Münster. Die Vorstellung wirkt auf viele Menschen zunächst befremdlich: Auf dem Friedhof, einem Ort der Ruhe und des Abschieds, soll künftig Umsatzsteuer erhoben werden. Genau das bereitet die Stadt Münster derzeit vor. Ab dem 1. Januar 2027 sollen für bestimmte Bestattungsformen 19 Prozent Umsatzsteuer fällig werden. Hintergrund ist keine kommunale Sparidee, sondern eine bundesrechtliche Vorgabe, die Städte und Gemeinden schon seit Jahren beschäftigt.
Konkret geht es in Münster um zwei Bestattungsformen: das anonyme Urnengrab und die Nutzung eines Aschestreufeldes. Für diese Leistungen plant die Stadt, ab 2027 den regulären Umsatzsteuersatz von 19 Prozent zu erheben. Einbezogen werden sollen dabei nicht nur die eigentliche Nutzung, sondern auch damit verbundene Nebenleistungen wie die Beisetzung.
Nicht betroffen sind klassische Reihen- und Wahlgräber sowie herkömmliche Urnengräber mit klar zugewiesenem Grabplatz. Diese Unterscheidung ist entscheidend für die steuerliche Bewertung.
Auslöser der geplanten Änderung ist der sogenannte § 2b des Umsatzsteuergesetzes. Diese Regelung verpflichtet juristische Personen des öffentlichen Rechts, also auch Städte, bestimmte Leistungen wie ein Unternehmen zu versteuern, wenn sie grundsätzlich auch von privaten Anbietern erbracht werden könnten.
Im Friedhofsbereich greift diese Logik dort, wo keine eindeutig abgegrenzte Grabstätte vergeben wird.
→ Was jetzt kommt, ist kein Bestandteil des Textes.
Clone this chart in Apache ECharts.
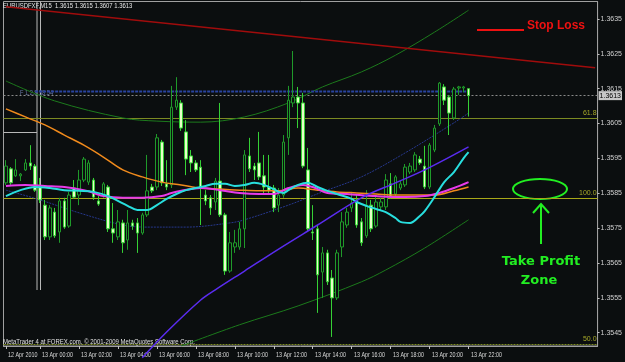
<!DOCTYPE html>
<html><head><meta charset="utf-8">
<script src="https://cdn.jsdelivr.net/npm/echarts@6/dist/echarts.min.js"></script>
<style>html,body{margin:0;padding:0;background:#0b0e0f;}#c{width:625px;height:362px;}</style>
</head><body><div id="c"></div>
<script>
// ---- data ----
const symbolTitle = 'EURUSDFXF,M15  1.3615 1.3615 1.3607 1.3613';
const tickIdx  = [0, 7, 15, 23, 31, 39, 47, 55, 63, 71, 79, 87, 95];
const tickText = ['12 Apr 2010','13 Apr 00:00','13 Apr 02:00','13 Apr 04:00','13 Apr 06:00','13 Apr 08:00','13 Apr 10:00','13 Apr 12:00','13 Apr 14:00','13 Apr 16:00','13 Apr 18:00','13 Apr 20:00','13 Apr 22:00'];
const priceTicks = [1.3545,1.3555,1.3565,1.3575,1.3585,1.3595,1.3605,1.3615,1.3625,1.3635];

const opens = [
1.35880,1.35920,1.35900,1.35900,1.35917,1.35937,1.35928,1.35868,1.35816,1.35725,
1.35796,1.35739,1.35828,1.35756,1.35865,1.35845,1.35888,1.35882,1.35888,1.35828,
1.35845,1.35868,1.35748,1.35725,1.35765,1.35716,1.35765,1.35765,1.35736,1.35788,
1.35868,1.35868,1.35997,1.35877,1.35874,1.36097,1.36109,1.36026,1.35957,1.35937,
1.35925,1.35845,1.35837,1.35825,1.35885,1.35788,1.35627,1.35696,1.35696,1.35748,
1.35957,1.35928,1.35937,1.35900,1.35868,1.35865,1.35816,1.35845,1.36009,1.36109,
1.36126,1.36109,1.35917,1.35739,1.35748,1.35624,1.35679,1.35607,1.35550,1.35696,
1.35759,1.35808,1.35831,1.35768,1.35728,1.35816,1.35756,1.35811,1.35811,1.35877,
1.35848,1.35865,1.35874,1.35911,1.35917,1.35948,1.35928,1.35868,1.35974,1.36049,
1.36155,1.36126,1.36066,1.36152,1.36152,1.36150];
const closes = [
1.35928,1.35880,1.35917,1.35905,1.35937,1.35928,1.35859,1.35831,1.35725,1.35808,
1.35728,1.35828,1.35753,1.35845,1.35839,1.35888,1.35948,1.35937,1.35839,1.35819,
1.35877,1.35748,1.35736,1.35768,1.35708,1.35765,1.35756,1.35736,1.35788,1.35857,
1.35857,1.36009,1.35880,1.35868,1.36097,1.36117,1.36037,1.35948,1.35937,1.35917,
1.35865,1.35828,1.35808,1.35885,1.35788,1.35627,1.35708,1.35708,1.35748,1.35960,
1.35920,1.35917,1.35897,1.35868,1.35859,1.35808,1.35845,1.35997,1.36117,1.36126,
1.36109,1.35928,1.35748,1.35736,1.35616,1.35679,1.35596,1.35550,1.35679,1.35768,
1.35796,1.35822,1.35759,1.35708,1.35816,1.35748,1.35825,1.35825,1.35888,1.35839,
1.35897,1.35877,1.35925,1.35928,1.35960,1.35937,1.35868,1.35988,1.36037,1.36166,
1.36117,1.36080,1.36149,1.36155,1.36155,1.36130];
const lows = [
1.35874,1.35874,1.35897,1.35885,1.35914,1.35917,1.35854,1.35822,1.35716,1.35716,
1.35722,1.35708,1.35748,1.35751,1.35834,1.35816,1.35882,1.35874,1.35831,1.35814,
1.35837,1.35739,1.35708,1.35716,1.35679,1.35688,1.35745,1.35679,1.35731,1.35782,
1.35851,1.35859,1.35871,1.35859,1.35865,1.36089,1.36029,1.35902,1.35911,1.35911,
1.35759,1.35816,1.35788,1.35802,1.35782,1.35616,1.35622,1.35679,1.35688,1.35693,
1.35911,1.35888,1.35888,1.35845,1.35851,1.35796,1.35796,1.35837,1.35960,1.36097,
1.36037,1.35922,1.35739,1.35716,1.35507,1.35550,1.35587,1.35438,1.35544,1.35667,
1.35751,1.35796,1.35751,1.35699,1.35722,1.35739,1.35751,1.35802,1.35802,1.35834,
1.35842,1.35859,1.35868,1.35905,1.35911,1.35931,1.35862,1.35862,1.35968,1.36043,
1.36103,1.36017,1.36060,1.36132,1.36140,1.36070];
const highs = [
1.35945,1.35925,1.35948,1.35908,1.35948,1.35988,1.35934,1.35894,1.35831,1.35816,
1.35808,1.35837,1.35837,1.35854,1.35888,1.35917,1.35954,1.35945,1.35894,1.35842,
1.35882,1.35874,1.35822,1.35802,1.35774,1.35802,1.35774,1.35779,1.35794,1.35960,
1.35877,1.36020,1.36003,1.35945,1.36158,1.36183,1.36117,1.36060,1.35974,1.35945,
1.35945,1.35859,1.35845,1.35894,1.36109,1.35794,1.35739,1.35745,1.35768,1.35974,
1.36009,1.35937,1.36026,1.35960,1.35960,1.35874,1.35865,1.36017,1.36158,1.36258,
1.36155,1.36138,1.35980,1.35816,1.35759,1.35696,1.35688,1.35630,1.35688,1.35796,
1.35808,1.35854,1.35845,1.35779,1.35859,1.35831,1.35845,1.35837,1.35905,1.35908,
1.35902,1.35885,1.35934,1.35937,1.35968,1.35957,1.35986,1.35994,1.36046,1.36169,
1.36163,1.36132,1.36155,1.36158,1.36158,1.36150];

// indicator lines: [bar index, price]
const maOrange = [[0,1.36092],[4,1.36069],[8,1.36046],[12,1.36017],[16,1.35988],[20,1.35954],[24,1.35917],[28,1.35897],[32,1.35882],[36,1.35874],[40,1.35865],[44,1.35862],[48,1.35859],[52,1.35857],[56,1.35857],[60,1.35865],[64,1.35859],[68,1.35854],[72,1.35851],[76,1.35848],[80,1.35845],[84,1.35845],[88,1.35845],[92,1.35857],[95,1.35868]];
const maMagenta = [[0,1.35871],[4,1.35874],[8,1.35871],[12,1.35868],[16,1.35859],[18,1.35851],[20,1.35842],[24,1.35837],[28,1.35837],[32,1.35842],[34,1.35851],[36,1.35857],[40,1.35865],[44,1.35859],[48,1.35851],[52,1.35848],[55,1.35848],[58,1.35865],[61,1.35874],[63,1.35868],[66,1.35851],[70,1.35848],[76,1.35842],[82,1.35839],[86,1.35842],[89,1.35851],[92,1.35865],[95,1.35882]];
const maCyan = [[0,1.35842],[3,1.35859],[6,1.35868],[9,1.35865],[12,1.35859],[15,1.35857],[18,1.35854],[21,1.35842],[23,1.35828],[25,1.35814],[27,1.35802],[29,1.35802],[31,1.35816],[33,1.35834],[35,1.35848],[37,1.35859],[39,1.35865],[41,1.35871],[43,1.35877],[45,1.35877],[47,1.35871],[49,1.35874],[51,1.35880],[53,1.35874],[55,1.35862],[56,1.35854],[57,1.35851],[58,1.35859],[60,1.35874],[62,1.35880],[64,1.35868],[66,1.35857],[68,1.35848],[71,1.35834],[72,1.35825],[74,1.35814],[76,1.35805],[78,1.35796],[80,1.35779],[81,1.35768],[83,1.35765],[85,1.35785],[86,1.35799],[88,1.35839],[90,1.35882],[92,1.35911],[94,1.35951],[95,1.35968]];
const maPurple = [[28,1.35378],[33,1.35452],[40,1.35544],[43,1.35573],[49,1.35627],[56,1.35690],[64,1.35759],[73,1.35837],[80,1.35880],[86,1.35917],[95,1.35983]];
const chanMid = [[0,1.35859],[7,1.35831],[15,1.35794],[24,1.35759],[29,1.35753],[37,1.35753],[46,1.35765],[49,1.35774],[58,1.35816],[65,1.35854],[73,1.35897],[82,1.35966],[92,1.36052],[95,1.36080]];
const chanUp = [[0,1.36172],[10,1.36115],[24,1.36066],[31,1.36057],[40,1.36054],[49,1.36069],[58,1.36109],[65,1.36155],[73,1.36198],[80,1.36246],[88,1.36312],[95,1.36375]];
const chanLow = [[36,1.35412],[48,1.35473],[60,1.35527],[73,1.35596],[78,1.35630],[86,1.35693],[95,1.35774]];
const stopTrend = [[0,1.36385],[121,1.36210]];
const blueLevel = [[6,1.36142],[95,1.36142]];
const fibLevels = [{v:1.36066,t:'61.8'},{v:1.35837,t:'100.0'},{v:1.35418,t:'50.0'}];
const bidPrice = 1.3613;

const NCAT = 122;
const cats = [];
for (let i = 0; i < NCAT; i++) cats.push('b' + i);
const ohlc = opens.map((o, i) => [o, closes[i], lows[i], highs[i]]);

const FONT = "'Liberation Sans',Arial,sans-serif";
const chart = echarts.init(document.getElementById('c'));
const lineS = (name, data, color, width, extra) => Object.assign({
  type:'line', name, data, symbol:'none', smooth:0.35, z:4, silent:true,
  lineStyle:{color, width}
}, extra || {});

chart.setOption({
  backgroundColor:'#0b0e0f',
  animation:false,
  grid:{left:3.5, right:22.6, top:1.5, bottom:16, show:true, borderColor:'#a0a0a0', borderWidth:1, backgroundColor:'transparent'},
  xAxis:{type:'category', data:cats, boundaryGap:true,
    axisLine:{show:true, lineStyle:{color:'#a0a0a0'}},
    axisTick:{show:true, alignWithLabel:true, length:3, interval:(i)=>tickIdx.includes(i), lineStyle:{color:'#c0c0c0'}},
    axisLabel:{show:false},
    splitLine:{show:false}},
  yAxis:{type:'value', position:'right', min:1.35412, max:1.36400, scale:true,
    axisLine:{show:true, lineStyle:{color:'#a0a0a0'}},
    axisTick:{show:true, length:2, customValues:priceTicks, lineStyle:{color:'#c0c0c0'}},
    axisLabel:{customValues:priceTicks, formatter:(v)=>v.toFixed(4), color:'#d0d0d0', fontSize:7, margin:3, fontFamily:FONT},
    splitLine:{show:false}},
  series:[
    lineS('chanUp', chanUp, '#1c7a1c', 1, {z:1}),
    lineS('chanLow', chanLow, '#1c7a1c', 1, {z:1}),
    lineS('chanMid', chanMid, '#26378c', 1, {z:1, lineStyle:{color:'#26378c', width:1, type:[2,1]}}),
    lineS('stop', stopTrend, '#a00c0c', 1.5, {smooth:false, z:1}),
    lineS('blue', blueLevel, '#2a44a0', 2, {smooth:false, z:1, lineStyle:{color:'#2a44a0', width:2, type:[3,1]},
      markLine:{silent:true, symbol:'none', precision:5, z:1, data:[
        ...fibLevels.map(f=>({yAxis:f.v, lineStyle:{color: f.t==='100.0' ? '#a8a818' : '#7c8a22', width:1, type: f.t==='50.0' ? [2,1] : 'solid'},
           label:{show:true, position:'insideEndTop', formatter:f.t, color:'#a6a828', fontSize:7, distance:[1,1], fontFamily:FONT}})),
        {yAxis:bidPrice, lineStyle:{color:'#8a8a8a', width:1, type:[2,2]},
          label:{show:true, position:'end', formatter:bidPrice.toFixed(4), color:'#000', backgroundColor:'#c8c8c8', padding:[1,1], fontSize:7, distance:1, fontFamily:FONT}}
      ]}}),
    {type:'candlestick', data:ohlc, barWidth:3, z:2, silent:true,
      itemStyle:{color:'#0b0e0f', color0:'#e6ffc8', borderColor:'#1f9a2a', borderColor0:'#35d035', borderColorDoji:'#1f9a2a', borderWidth:1}},
    lineS('orange', maOrange, '#f08a1c', 1.5),
    lineS('magenta', maMagenta, '#e83ae8', 2),
    lineS('cyan', maCyan, '#28dede', 2),
    lineS('purple', maPurple, '#5a2cf0', 1.5, {clip:false})
  ]
});

// texts positioned from the library's scales
const gfx = [
  {type:'text', x:3, y:2, scaleX:0.74, style:{text:symbolTitle, fill:'#e8e8e8', font:"8px "+FONT}, silent:true},
  {type:'text', x:3, y:338, scaleX:0.8, style:{text:'MetaTrader 4 at FOREX.com, \u00a9 2001-2009 MetaQuotes Software Corp.', fill:'#e0e0e0', font:"7.5px "+FONT}, silent:true},
  {type:'line', shape:{x1:37,y1:1.5,x2:37,y2:290}, style:{stroke:'#b8b8b8', lineWidth:1}, silent:true},
  {type:'line', shape:{x1:40.5,y1:1.5,x2:40.5,y2:290}, style:{stroke:'#b8b8b8', lineWidth:1}, silent:true},
  {type:'line', shape:{x1:3.5,y1:132.5,x2:37,y2:132.5}, style:{stroke:'#b8b8b8', lineWidth:1}, silent:true},
  {type:'text', x:20, y:90, scaleX:0.8, style:{text:'F 1.2.8 38.54', fill:'#6a7aa8', font:"7px "+FONT}, silent:true},
  {type:'line', shape:{x1:477,y1:30,x2:524,y2:30}, style:{stroke:'#ee1111', lineWidth:2}, silent:true},
  {type:'text', x:527, y:20, style:{text:'Stop Loss', fill:'#ee1111', font:"bold 12px 'Liberation Sans',Arial,sans-serif"}, silent:true},
  {type:'ellipse', shape:{cx:540, cy:189, rx:27, ry:10}, style:{stroke:'#22ee22', lineWidth:2, fill:null}, silent:true},
  {type:'polyline', shape:{points:[[541,244],[541,205]]}, style:{stroke:'#22ee22', lineWidth:2}, silent:true},
  {type:'polyline', shape:{points:[[533,213],[541,204],[549,213]]}, style:{stroke:'#22ee22', lineWidth:2, fill:null}, silent:true},
  {type:'text', x:541, y:255, style:{text:'Take Profit', fill:'#22ee22', align:'center', font:"bold 13px 'DejaVu Sans',sans-serif"}, silent:true},
  {type:'text', x:539, y:274, style:{text:'Zone', fill:'#22ee22', align:'center', font:"bold 13px 'DejaVu Sans',sans-serif"}, silent:true}
];
tickIdx.forEach((idx, k) => {
  const px = chart.convertToPixel({xAxisIndex:0}, idx);
  gfx.push({type:'text', x:Math.round(px)+2, y:351, scaleX:0.72, style:{text:tickText[k], fill:'#d8d8d8', font:"7.5px "+FONT}, silent:true});
});
chart.setOption({graphic:gfx});
</script></body></html>
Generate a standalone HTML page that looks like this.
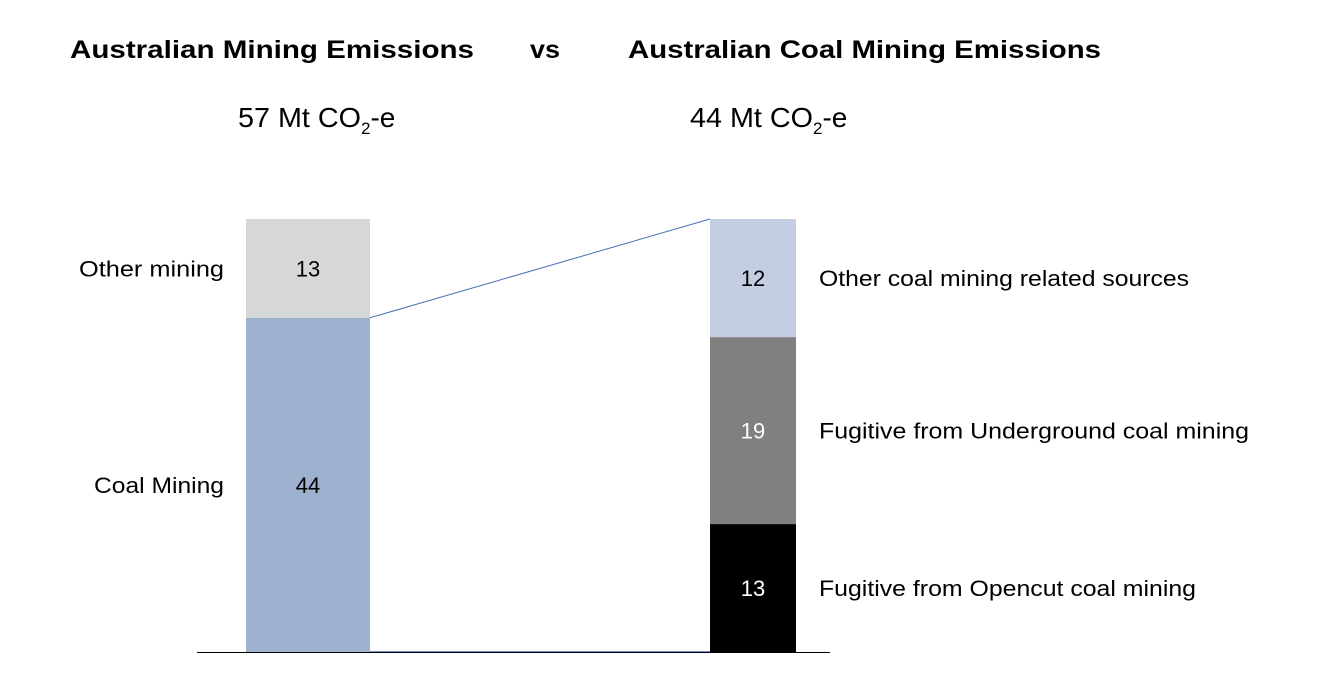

Während klassische Grabstellen rechtlich als zeitlich befristete Nutzungsrechte an einem konkreten Grundstücksteil gelten und damit häufig von der Umsatzsteuer befreit sind, fehlt diese klare Zuordnung bei anonymen Bestattungen oder Streufeldern. Nach aktueller steuerlicher Auslegung handelt es sich hier nicht um die Vermietung eines klar abgegrenzten Grundstücks, sondern um eine sonstige Leistung, die umsatzsteuerpflichtig ist.
Ursprünglich sollte § 2b UStG schon früher verpflichtend angewendet werden. Bund und Länder haben den Kommunen jedoch mehrere Übergangsfristen eingeräumt, um ihre Satzungen, Gebührenmodelle und Verwaltungsabläufe anzupassen. Diese Übergangsphase endet nach derzeitiger Rechtslage zum 31. Dezember 2026. Ab dem 1. Januar 2027 müssen Städte wie Münster die neuen Vorgaben verbindlich umsetzen, sofern sie die Fristverlängerungen genutzt haben.
Dass das Thema jetzt wieder in den Fokus rückt, hängt also vor allem mit dem näher rückenden Stichtag zusammen.
Nach den derzeit geltenden Gebührensätzen würde die Umsatzsteuer einen spürbaren Aufschlag bedeuten. Ein anonymes Urnengrab oder die Nutzung eines Aschestreufeldes würde sich rechnerisch um gut 100 Euro verteuern, sofern die Steuer zusätzlich erhoben wird. Noch offen ist allerdings, ob die Stadt die Gebühren künftig als Bruttopreise inklusive Umsatzsteuer festsetzt oder die Steuer transparent auf die bisherigen Beträge aufschlägt.
Die Verwaltung weist darauf hin, dass die rechtliche Lage im Detail noch nicht abschließend geklärt ist. Auch andere Kommunen stehen vor ähnlichen Entscheidungen und beobachten die Entwicklung aufmerksam.
Münster ist mit diesem Thema kein Einzelfall. Bundesweit bereiten sich Städte und Gemeinden auf die verpflichtende Anwendung des § 2b Umsatzsteuergesetzes vor. Der Friedhofsbereich gilt dabei als besonders sensibel, weil hier juristische Feinheiten auf emotionale Lebenssituationen treffen. Entsprechend vorsichtig gehen viele Kommunen vor und kündigen Änderungen frühzeitig an.
Fest steht: Sollte die Regelung wie geplant umgesetzt werden, wird der Friedhof in Münster ab 2027 auch steuerlich ein anderer Ort sein als bisher – zumindest für bestimmte, anonyme Formen der Bestattung.